Financial crunch: In August, Fitch Ratings assigned Iraq a long-term foreign currency Issuer Default Rating (IDR) of “B-minus” with a “stable outlook”. The agency has long assigned Iraq a country ceiling of “B-minus” and a short-term IDR of “B”.
In mid-August, Oil Minister Adel Abdul Mahdi wrote in Iraqi newspaper Al-Adala that the country’s oil revenue from 2003-15 totalled about $800 billion.
Approximately $830 billion is “missing”, he added. It is assumed that “missing” means the money was used for corruption, briberies and laundering. Iraqi Prime Minister Haider al-Abadi has made similar accusations against the regime of former PM Nuri al-Maliki.
Commodity dependence in Iraq is among the highest of all rated-sovereigns. Oil accounts for about 40% of gross domestic product (GDP) and more than 90% of fiscal and current external receipts.
Iraq is showing financial strains. The government has cleared $9 billion of payment arrears to international oil companies that were run up in 2014. Scores of construction companies and consulting firms have not been paid. The big crunch threatening the country is the government’s lack of sufficient financial liquidity to pay the 8 million civil servants and government retirees their salaries. Government’s debt is about 51% of GDP.

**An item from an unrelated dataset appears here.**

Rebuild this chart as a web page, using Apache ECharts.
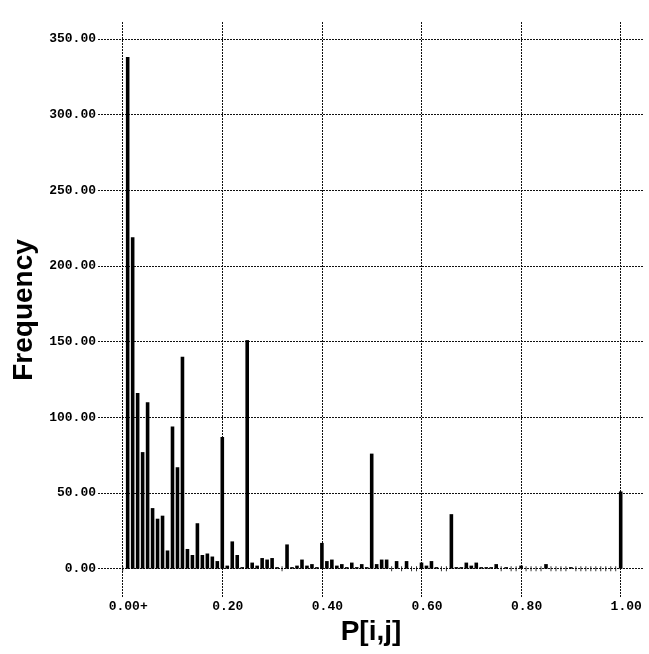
<!DOCTYPE html>
<html><head><meta charset="utf-8">
<script src="https://cdn.jsdelivr.net/npm/echarts@6/dist/echarts.min.js"></script>
<style>html,body{margin:0;padding:0;background:#fff}#c{width:649px;height:654px}</style>
</head><body><div id="c"></div>
<script>
const bins = [0.00,
  0.01,0.02,0.03,0.04,0.05,0.06,0.07,0.08,0.09,0.10,
  0.11,0.12,0.13,0.14,0.15,0.16,0.17,0.18,0.19,0.20,
  0.21,0.22,0.23,0.24,0.25,0.26,0.27,0.28,0.29,0.30,
  0.31,0.32,0.33,0.34,0.35,0.36,0.37,0.38,0.39,0.40,
  0.41,0.42,0.43,0.44,0.45,0.46,0.47,0.48,0.49,0.50,
  0.51,0.52,0.53,0.54,0.55,0.56,0.57,0.58,0.59,0.60,
  0.61,0.62,0.63,0.64,0.65,0.66,0.67,0.68,0.69,0.70,
  0.71,0.72,0.73,0.74,0.75,0.76,0.77,0.78,0.79,0.80,
  0.81,0.82,0.83,0.84,0.85,0.86,0.87,0.88,0.89,0.90,
  0.91,0.92,0.93,0.94,0.95,0.96,0.97,0.98,0.99,1.00];
const frequency = [0,
  338,219,116,77,110,40,33,35,12,94,
  67,140,13,9,30,9,10,8,5,87,
  2,18,9,1,151,4,2,7,6,7,
  1,0,16,1,2,6,2,3,1,17,
  5,6,2,3,1,4,1,3,1,76,
  3,6,6,0,5,0,5,0,0,4,
  2,5,1,0,0,36,1,1,4,2,
  4,1,1,1,3,0,1,0,0,2,
  0,0,0,0,3,0,0,0,0,1,
  0,0,0,0,0,0,0,0,0,51];
const xTicks = [0, 0.2, 0.4, 0.6, 0.8, 1.0];
const xTickLabels = ['0.00+', '0.20', '0.40', '0.60', '0.80', '1.00'];
const yTicks = [0, 50, 100, 150, 200, 250, 300, 350];
const yTickLabels = ['0.00', '50.00', '100.00', '150.00', '200.00', '250.00', '300.00', '350.00'];

const barData = bins.map((b, i) => [b, frequency[i]]);
const zeroData = bins.filter((b, i) => frequency[i] === 0).map(b => [b, 0]);

function lookup(ticks, labels, v) {
  for (let i = 0; i < ticks.length; i++) if (Math.abs(ticks[i] - v) < 1e-9) return labels[i];
  return '';
}
const grid = { left: 98, right: 5, top: 22, bottom: 56 };
const dotted = { type: [2, 1], color: '#111', width: 1 };
const monoLabel = { fontFamily: 'Liberation Mono', fontWeight: 'bold', fontSize: 13, color: '#000' };
const titleFont = { fontFamily: 'Liberation Sans', fontWeight: 'bold', fontSize: 28, color: '#000' };

const chart = echarts.init(document.getElementById('c'), null, { renderer: 'canvas' });
chart.setOption({
  animation: false,
  backgroundColor: '#fff',
  grid: grid,
  xAxis: {
    type: 'value', min: -0.0496, max: 1.0468,
    axisLine: { show: false },
    axisTick: { show: false, customValues: xTicks },
    splitLine: { show: true, lineStyle: dotted },
    axisLabel: Object.assign({ customValues: xTicks, margin: 2, padding: [0, 0, 0, 11],
      formatter: v => lookup(xTicks, xTickLabels, v) }, monoLabel),
    name: 'P[i,j]', nameLocation: 'middle', nameGap: 18, nameTextStyle: titleFont
  },
  yAxis: {
    type: 'value', min: -19.4, max: 361.2,
    axisLine: { show: false },
    axisTick: { show: false, customValues: yTicks },
    splitLine: { show: true, lineStyle: dotted },
    axisLabel: Object.assign({ customValues: yTicks, margin: 2,
      formatter: v => lookup(yTicks, yTickLabels, v) }, monoLabel),
    name: 'Frequency', nameLocation: 'middle', nameRotate: 90, nameGap: 58, nameTextStyle: titleFont
  },
  series: [
    { type: 'bar', data: barData, barWidth: 3.6, itemStyle: { color: '#000' }, silent: true },
    { type: 'scatter', data: zeroData, symbol: 'rect', symbolSize: [1, 5], itemStyle: { color: '#000' }, silent: true }
  ]
});
</script>
</body></html>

Kurdish conflict: The political situation with the KRG has deteriorated rapidly in the past few months, with no resolution in sight. Turkey’s Kurdistan Workers’ Party (PKK) is fighting both Turkish authorities and the KRG. The PKK is reportedly sabotaging pipelines from northern Iraq to Turkey, supplies that include oil from KRG and Kirkuk fields. Northern oil exports will not be a secure oil supply to customers. Baghdad is also challenging KRG exports as being “smuggled” oil. US courts have forbidden KRG oil delivery to the United States.
The KRG does not have a president; Masoud Barzani’s term has ended. There is no agreement among Kurdish parties on a successor. Skirmishes occur daily in northern cities among supporters of the various Kurdish parties. One of the major complaints by the opposition is the corruption in the KRG-run oil sector.
Military campaign to liberate Mosul: The long-awaited military offensive to liberate the province of Nineveh from ISIS occupation is approaching. The campaign will tax Baghdad’s coffers and cause political havoc. Baghdad is coordinating military plans with Russia, Syria and Iran. The Kurdish peshmerga, a major force in the Mosul campaign, coordinates with the United States.
ISIS occupied provincial capital Mosul in June 2014. The liberation of Nineveh will not be easy and is expected to take a long time, as the liberation of the Anbar province has demonstrated. The Mosul fighting will slow activities in KRG oil fields as expatriate workers and engineers may be evacuated, as happened in June 2014.
Iraq’s fiscal position has deteriorated rapidly since 2013, owing to mismanagement, deterioration of oil prices, higher military spending and costs associated with civil conflict.
Iraq is among the world’s top five oil reserve holders, with more than 150 billion barrels, with significant amounts of natural gas. Production costs are low.
The oil infrastructure lacked the necessary maintenance during international sanctions imposed on Iraq following the August 1990 invasion of Kuwait. Much of the infrastructure was destroyed in the wars and domestic conflicts since 1980.
The bulk of oil production facilities and infrastructure are away from areas of domestic insecurity but they are in dire need of maintenance and expansion. This requires much funding and time, particularly as oil exports rise. Infrastructure bottlenecks remain a constraint to Iraqi exports and could be set back by payment arrears.
Iraq is the second largest oil producer of the Organisation of the Petroleum Exporting Countries (OPEC). The rise in its capacity is significant in both providing more supplies to world oil markets and in determining OPEC’S quota system.